That leave be granted to introduce a Bill entitled An Act to amend the Housing Act 1988 to provide a legal definition of persons at risk of homelessness and to give the Minister for Housing and local authorities the power to provide such persons with supports to prevent them from becoming homeless.
As the House knows, the homeless crisis continues to deepen. The vast majority of individuals and families who are presenting to our local authorities are either losing their homes because of vacant possession, notices to quit, through repossession, or are living in unacceptable and heavily overcrowded properties, leading to stress and eventually to homelessness. In almost all these cases, it is known well before the family becomes homeless that they are at risk of homelessness, yet there is no systematic mechanism in place to try to prevent families from entering emergency accommodation or, worse, sleeping rough. What happens when these families present to local authorities? In many cases, unfortunately, they are turned away and told to come back when the notice to quit expires or when they have evidence that they can no longer live in overcrowded and unacceptable family accommodation. Some local authorities are, thankfully, giving families in these situations access to homeless housing assistance payment, HAP, two months or three months out from the notice to quit. They are then left to their own devices, often in very difficult circumstances, to find HAP accommodation, and without any other supports to deal with some of the issues that there may be in their lives.
This Bill does something very straightforward. It places an obligation on local authorities to do an assessment of these individuals or families at a minimum of 60 days before they become homeless and, on the basis of that assessment, put in place a plan and additional supports to prevent them from becoming homeless. This type of legislation was introduced last year and enacted in England and Wales at the start of this year. Homeless organisations say that it is a model to try to ensure consistency across our local authorities and a greater focus on prevention. When I raised the matter with the Minister recently, he gave the impression that this is happening across all local authorities. I genuinely wish it was but it is not. There is some good practice in some local authorities but it depends on the individual, on the day and on the circumstances affecting the family. We are saying that there should be a clear obligation. If a person walks into a local authority today with his or her partner and children and will be homeless in 60 days, the local authority should have to do an assessment, produce a plan and provide the wraparound supports, whether they are currently there or not, to ensure that before that 60 days transpires, those people do not go into emergency accommodation.

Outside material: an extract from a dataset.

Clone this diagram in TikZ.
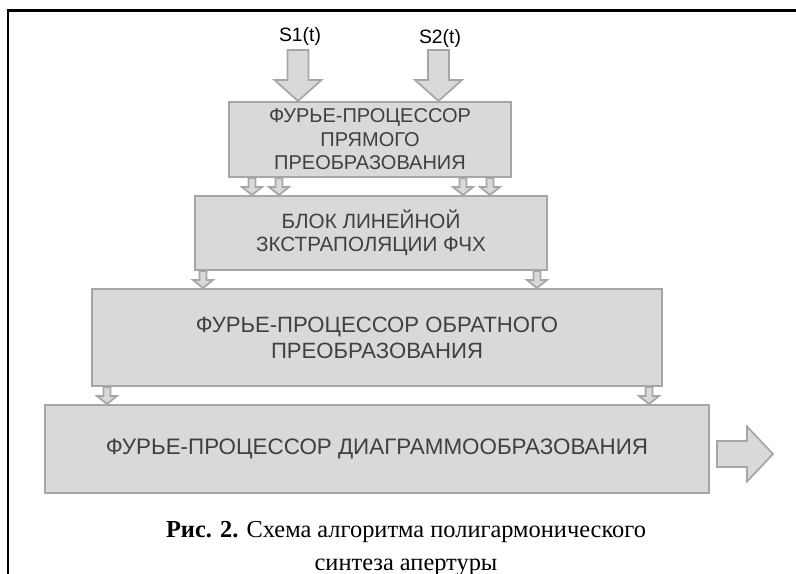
\documentclass[tikz,border=0pt]{standalone}
\usepackage{fontspec}
\setmainfont{Liberation Serif}
\newfontfamily\arialf{Liberation Sans}
\usetikzlibrary{calc}
\definecolor{boxfill}{HTML}{D9D9D9}
\definecolor{boxline}{HTML}{A6A6A6}
\definecolor{boxtext}{HTML}{404040}
\tikzset{
  blockbox/.style={draw=boxline, fill=boxfill, line width=1.5pt, text=boxtext, align=center, inner sep=0pt},
  blockarrow/.style={draw=boxline, fill=boxfill, line width=1.3pt, line join=miter},
  sig/.style={font=\arialf\fontsize{14.5}{16}\selectfont, text=black, inner sep=0pt},
  frameline/.style={draw=black, line width=1.6pt}
}
% x (px), start point, end point, half shaft, half head, head length (px)
\newcommand\blkdown[6]{%
  \path[blockarrow] let \p1=(#2), \p2=(#3) in
  ({(#1-#4)*0.75pt},\y1) -- ({(#1+#4)*0.75pt},\y1) --
  ({(#1+#4)*0.75pt},{\y2+#6*0.75pt}) -- ({(#1+#5)*0.75pt},{\y2+#6*0.75pt}) --
  ({#1*0.75pt},\y2) -- ({(#1-#5)*0.75pt},{\y2+#6*0.75pt}) --
  ({(#1-#4)*0.75pt},{\y2+#6*0.75pt}) -- cycle;}
\begin{document}
\begin{tikzpicture}[x=0.75pt, y=-0.75pt]
\useasboundingbox (0,0) rectangle (796,574);
\path[frameline] (8,574) -- (8,10.5) -- (796,10.5);

% boxes
\node[blockbox, minimum width=282*0.75pt, minimum height=75*0.75pt,
      font=\arialf\fontsize{15}{17.6}\selectfont] (b1) at (370,139.5)
  {ФУРЬЕ-ПРОЦЕССОР\\ПРЯМОГО\\ПРЕОБРАЗОВАНИЯ};
\node[blockbox, minimum width=352*0.75pt, minimum height=74*0.75pt,
      font=\arialf\fontsize{15.5}{17.4}\selectfont] (b2) at (371,233)
  {БЛОК ЛИНЕЙНОЙ\\ЗКСТРАПОЛЯЦИИ ФЧХ};
\node[blockbox, minimum width=570*0.75pt, minimum height=97*0.75pt,
      font=\arialf\fontsize{16.6}{19.5}\selectfont] (b3) at (377,337.5)
  {ФУРЬЕ-ПРОЦЕССОР ОБРАТНОГО\\ПРЕОБРАЗОВАНИЯ};
\node[blockbox, minimum width=664*0.75pt, minimum height=88*0.75pt,
      font=\arialf\fontsize{16.8}{19.5}\selectfont] (b4) at (377,449)
  {ФУРЬЕ-ПРОЦЕССОР ДИАГРАММООБРАЗОВАНИЯ};

% input signals
\node[sig] (s1) at (300,36) {S1(t)};
\node[sig] (s2) at (440,38) {S2(t)};
\coordinate (s1top) at (298,50);
\coordinate (s2top) at (438.5,50);
\blkdown{298}{s1top}{b1.north}{10.5}{23.5}{21}
\blkdown{438.5}{s2top}{b1.north}{10.5}{23.5}{21}

% small arrows
\blkdown{252}{b1.south}{b2.north}{3.5}{10}{8}
\blkdown{279}{b1.south}{b2.north}{3.5}{10}{8}
\blkdown{463}{b1.south}{b2.north}{3.5}{10}{8}
\blkdown{490}{b1.south}{b2.north}{3.5}{10}{8}
\blkdown{203}{b2.south}{b3.north}{3.5}{10}{8}
\blkdown{537}{b2.south}{b3.north}{3.5}{10}{8}
\blkdown{107}{b3.south}{b4.north}{3.5}{10}{8}
\blkdown{649}{b3.south}{b4.north}{3.5}{10}{8}

% output arrow
\coordinate (outs) at (717,454);
\coordinate (outt) at (773,454);
\path[blockarrow] let \p1=(outs), \p2=(outt) in
  (\x1,{\y1+13*0.75pt}) -- ({\x2-26*0.75pt},{\y1+13*0.75pt}) --
  ({\x2-26*0.75pt},{\y1+27.5*0.75pt}) -- (\x2,\y2) --
  ({\x2-26*0.75pt},{\y1-27.5*0.75pt}) -- ({\x2-26*0.75pt},{\y1-13*0.75pt}) --
  (\x1,{\y1-13*0.75pt}) -- cycle;

% caption
\node[anchor=base, inner sep=0pt, font=\fontsize{18.3}{20}\selectfont] (cap1) at (406,537)
  {\textbf{Рис. 2.} Схема алгоритма полигармонического};
\node[anchor=base, inner sep=0pt, font=\fontsize{18.3}{20}\selectfont] (cap2) at (406,570)
  {синтеза апертуры};
\end{tikzpicture}
\end{document}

We still have the ludicrous situation of an ever-growing number of families who are in the rental accommodation scheme who have vacant possession or notices to quit. They still are not being told by the local authorities whether they can access HAP, homeless HAP or other options to increase their chances. I know this is not a straightforward issue. This is technical legislation and we can argue over its wording but I urge the Minister to look at the spirit and principle of it and see if he could work with it in the future to ensure every effort is made to prevent individuals and families such as these from becoming homeless.